Top official sources said that the possibility of increasing the age limit from the retirement age of 60 years to 62 or 63 for civilian employees and others as well had diminished so far, but other proposals on pension reforms were still intact such as provisions of payment of pensions for generation might be abolished.

On May 7, 2024, three federal ministers, law, finance and information & broadcasting, shared a plan to finalise the pension package for implementing it across the board including jacking up the age limit for all public servants such as the armed forces, judiciary, and civilian employees.

When asked about the increasing age limit for the chief of army staff and chief justice of Pakistan in the aftermath of implementing pension reforms, Law Minister Azam Nazeer Tarar stated that the pension reforms would be implemented across the board. At the stage of implementation, he said that the relevant acts such as the Army Act and others for dealing with judiciary or others as well as constitutional amendments would be introduced and passed to implement it for all segments of the society.

Now in his wind-up speech, the finance minister announced slashing of the development budget by cutting down Rs250 billion without changing the overall size of the Public Sector Development Programme (PSDP) of Rs1,500 billion.

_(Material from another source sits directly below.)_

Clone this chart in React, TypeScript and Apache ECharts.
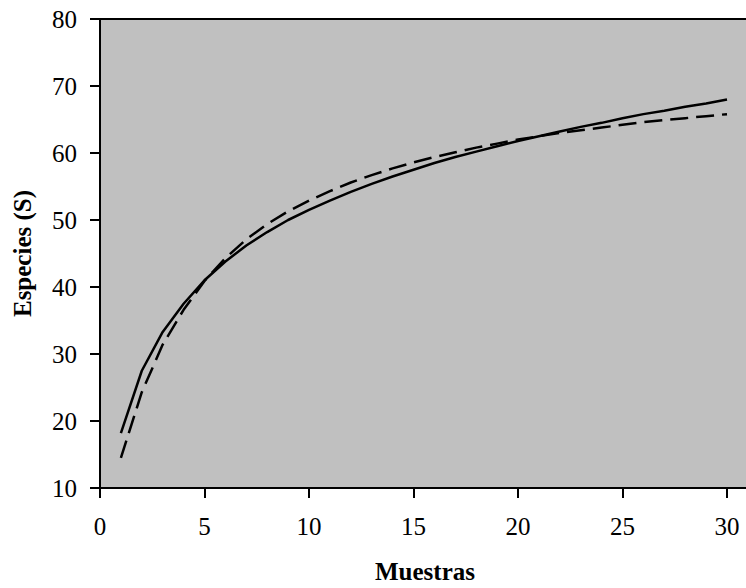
import React, { useEffect, useRef } from "react";
import * as echarts from "echarts";

const muestras = [1, 2, 3, 4, 5, 6, 7, 8, 9, 10, 11, 12, 13, 14, 15, 16, 17, 18, 19, 20, 21, 22, 23, 24, 25, 26, 27, 28, 29, 30];
const observadas = [18.2, 27.5, 33.3, 37.5, 41.0, 43.8, 46.2, 48.2, 50.0, 51.5, 52.9, 54.2, 55.4, 56.5, 57.5, 58.5, 59.4, 60.2, 61.0, 61.8, 62.5, 63.2, 63.9, 64.5, 65.2, 65.8, 66.3, 66.9, 67.4, 68.0];
const estimadas = [14.5, 24.3, 31.4, 36.6, 40.9, 44.3, 47.1, 49.4, 51.3, 52.9, 54.3, 55.6, 56.7, 57.7, 58.6, 59.4, 60.1, 60.8, 61.4, 62.0, 62.5, 63.0, 63.4, 63.8, 64.2, 64.6, 64.9, 65.2, 65.5, 65.8];

const xTitle = "Muestras";
const yTitle = "Especies (S)";

export default function App() {
  const ref = useRef<HTMLDivElement>(null);
  useEffect(() => {
    if (!ref.current) return;
    const chart = echarts.init(ref.current, null, { renderer: "svg" });
    const font = "Liberation Serif";
    chart.setOption({
      animation: false,
      backgroundColor: "#ffffff",
      grid: {
        left: 100,
        top: 19,
        width: 650,
        height: 469,
        containLabel: false,
        outerBoundsMode: "none",
        show: true,
        backgroundColor: "#c0c0c0",
        borderColor: "#000",
        borderWidth: 2,
      },
      xAxis: {
        type: "value",
        min: 0,
        max: 31.1,
        interval: 5,
        name: xTitle,
        nameLocation: "middle",
        nameGap: 71,
        nameTextStyle: { fontFamily: font, fontWeight: "bold", fontSize: 25, color: "#000" },
        axisLine: { show: true, onZero: false, lineStyle: { color: "#000", width: 2 } },
        axisTick: { show: true, inside: false, length: 10, lineStyle: { color: "#000", width: 2 } },
        axisLabel: { fontFamily: font, fontSize: 25, color: "#000", margin: 26, showMaxLabel: false },
        splitLine: { show: false },
      },
      yAxis: {
        type: "value",
        min: 10,
        max: 80,
        interval: 10,
        name: yTitle,
        nameLocation: "middle",
        nameGap: 65,
        nameTextStyle: { fontFamily: font, fontWeight: "bold", fontSize: 25, color: "#000" },
        axisLine: { show: true, onZero: false, lineStyle: { color: "#000", width: 2 } },
        axisTick: { show: true, inside: false, length: 10, lineStyle: { color: "#000", width: 2 } },
        axisLabel: { fontFamily: font, fontSize: 25, color: "#000", margin: 23 },
        splitLine: { show: false },
      },
      series: [
        {
          name: "Observadas",
          type: "line",
          showSymbol: false,
          data: muestras.map((m, i) => [m, observadas[i]]),
          lineStyle: { color: "#000", width: 2.5, type: "solid" },
          itemStyle: { color: "#000" },
        },
        {
          name: "Estimadas",
          type: "line",
          showSymbol: false,
          data: muestras.map((m, i) => [m, estimadas[i]]),
          lineStyle: { color: "#000", width: 2.5, type: [18, 8] },
          itemStyle: { color: "#000" },
        },
      ],
    });
    return () => chart.dispose();
  }, []);
  return <div ref={ref} style={{ position: "absolute", left: 0, top: 0, width: 746, height: 588 }} />;
}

The National Economic Council (NEC) approved the PSDP size of Rs1,500 billion including Rs1,400 billion from the budgetary resources and Rs100 billion through Public Private Partnership (PPP). Now the government has decreased the size of PSDP from budgetary resources from Rs1,400 billion to Rs1,150 billion, slashing it by Rs250 billion but the shape of development projects executed in the shape of PPP increased from Rs100 billion to Rs350 billion.

The question arises how many development schemes through the PPP model had so far been executed practically since the inception of the PPP Authority? The answer is crystal clear that P3 Authority so far miserably failed to make any substantial difference.

With the creation of a cushion of Rs250 billion, it is yet to see how the government fills it by seeking relaxation on the taxation front.

Top official sources said that the government has sought permission from the International Monetary Fund (IMF) for tabling changes in the proposed finance bill for 2024-25. 

The government has proposed changes for restoring a fixed tax regime for exporters as the government had proposed a normal tax regime for them in the budget. The government has hinted at providing relief on hybrid vehicles, GST on stationary, charitable outfits, and some other items. The tax increase for professors/researchers might be withdrawn. This scribe sent out a question to Secretary Finance Imdad Ullah Bosal on Monday but got no reply till the filing of this report on Tuesday night.